Data lines:

++++++++++

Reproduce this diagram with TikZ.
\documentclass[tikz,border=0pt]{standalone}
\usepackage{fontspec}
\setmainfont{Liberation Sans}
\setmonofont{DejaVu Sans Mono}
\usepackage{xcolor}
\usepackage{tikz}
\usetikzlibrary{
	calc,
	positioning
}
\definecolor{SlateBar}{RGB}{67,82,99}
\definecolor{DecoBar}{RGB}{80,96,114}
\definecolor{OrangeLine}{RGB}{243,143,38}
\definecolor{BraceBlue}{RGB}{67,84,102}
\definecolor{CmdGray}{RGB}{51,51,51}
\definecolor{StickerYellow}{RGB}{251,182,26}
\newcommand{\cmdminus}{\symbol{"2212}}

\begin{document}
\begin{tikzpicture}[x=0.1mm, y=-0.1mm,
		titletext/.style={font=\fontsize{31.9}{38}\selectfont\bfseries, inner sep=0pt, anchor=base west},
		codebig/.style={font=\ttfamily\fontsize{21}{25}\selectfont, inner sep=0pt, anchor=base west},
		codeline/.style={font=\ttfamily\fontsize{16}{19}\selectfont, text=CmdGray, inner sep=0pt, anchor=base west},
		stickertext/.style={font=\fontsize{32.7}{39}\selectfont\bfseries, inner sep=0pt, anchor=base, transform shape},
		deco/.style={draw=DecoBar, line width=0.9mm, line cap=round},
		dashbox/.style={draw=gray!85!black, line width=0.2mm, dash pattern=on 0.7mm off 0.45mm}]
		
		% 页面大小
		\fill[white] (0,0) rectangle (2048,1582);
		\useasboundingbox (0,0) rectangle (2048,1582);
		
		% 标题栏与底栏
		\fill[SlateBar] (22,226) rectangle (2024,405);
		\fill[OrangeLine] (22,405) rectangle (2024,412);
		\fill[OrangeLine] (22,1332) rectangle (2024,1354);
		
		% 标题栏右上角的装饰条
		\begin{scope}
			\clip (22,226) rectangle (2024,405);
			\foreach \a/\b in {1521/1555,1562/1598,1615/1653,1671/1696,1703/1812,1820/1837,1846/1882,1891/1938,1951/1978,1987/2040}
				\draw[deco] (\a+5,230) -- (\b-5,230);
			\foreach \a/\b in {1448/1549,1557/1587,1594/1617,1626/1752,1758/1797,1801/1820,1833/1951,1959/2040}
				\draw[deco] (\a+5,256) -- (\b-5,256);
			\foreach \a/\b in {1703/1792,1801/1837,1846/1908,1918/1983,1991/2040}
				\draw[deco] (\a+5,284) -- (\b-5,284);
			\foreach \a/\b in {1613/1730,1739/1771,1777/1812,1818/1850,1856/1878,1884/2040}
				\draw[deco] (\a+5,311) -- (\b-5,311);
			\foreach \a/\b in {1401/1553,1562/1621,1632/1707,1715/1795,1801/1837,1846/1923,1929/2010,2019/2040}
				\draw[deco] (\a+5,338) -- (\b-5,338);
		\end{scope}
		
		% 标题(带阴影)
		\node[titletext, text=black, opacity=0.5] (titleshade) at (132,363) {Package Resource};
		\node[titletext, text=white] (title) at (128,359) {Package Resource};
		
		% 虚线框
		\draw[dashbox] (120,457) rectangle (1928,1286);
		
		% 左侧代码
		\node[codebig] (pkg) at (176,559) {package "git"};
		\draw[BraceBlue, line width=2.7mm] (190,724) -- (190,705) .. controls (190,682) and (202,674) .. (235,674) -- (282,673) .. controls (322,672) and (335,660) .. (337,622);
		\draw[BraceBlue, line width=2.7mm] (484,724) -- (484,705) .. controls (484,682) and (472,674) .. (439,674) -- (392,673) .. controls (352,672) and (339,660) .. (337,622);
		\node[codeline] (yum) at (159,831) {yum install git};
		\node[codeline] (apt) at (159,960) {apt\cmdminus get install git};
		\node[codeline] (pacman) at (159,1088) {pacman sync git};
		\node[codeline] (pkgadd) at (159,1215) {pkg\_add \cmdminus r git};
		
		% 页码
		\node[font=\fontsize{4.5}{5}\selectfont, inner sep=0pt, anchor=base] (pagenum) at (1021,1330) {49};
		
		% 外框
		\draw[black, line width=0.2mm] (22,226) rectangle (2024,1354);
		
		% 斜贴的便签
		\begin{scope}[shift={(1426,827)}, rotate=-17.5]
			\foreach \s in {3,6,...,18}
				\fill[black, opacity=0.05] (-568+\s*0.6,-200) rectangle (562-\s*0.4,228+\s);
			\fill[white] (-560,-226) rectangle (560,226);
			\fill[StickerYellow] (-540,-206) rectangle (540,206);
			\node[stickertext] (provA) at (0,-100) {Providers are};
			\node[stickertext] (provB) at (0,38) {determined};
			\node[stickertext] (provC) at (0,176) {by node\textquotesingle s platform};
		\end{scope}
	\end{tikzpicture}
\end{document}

++++++++++

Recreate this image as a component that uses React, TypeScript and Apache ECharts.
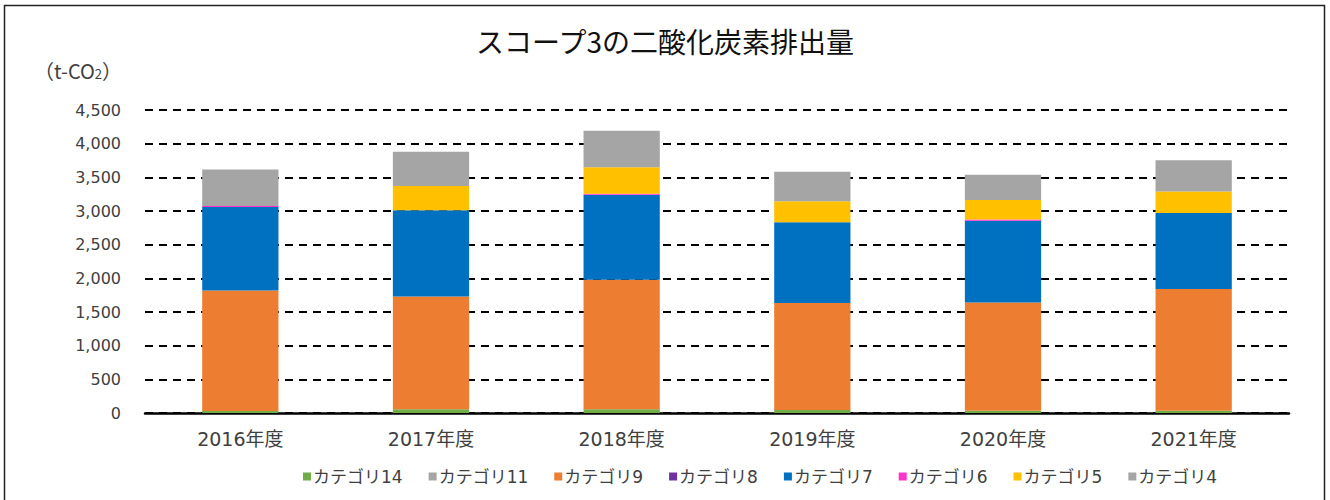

++++++++++

Instruction:
Looking at the records above, report how many lines contain the word "this". Answer with the number only.

Correct result:
2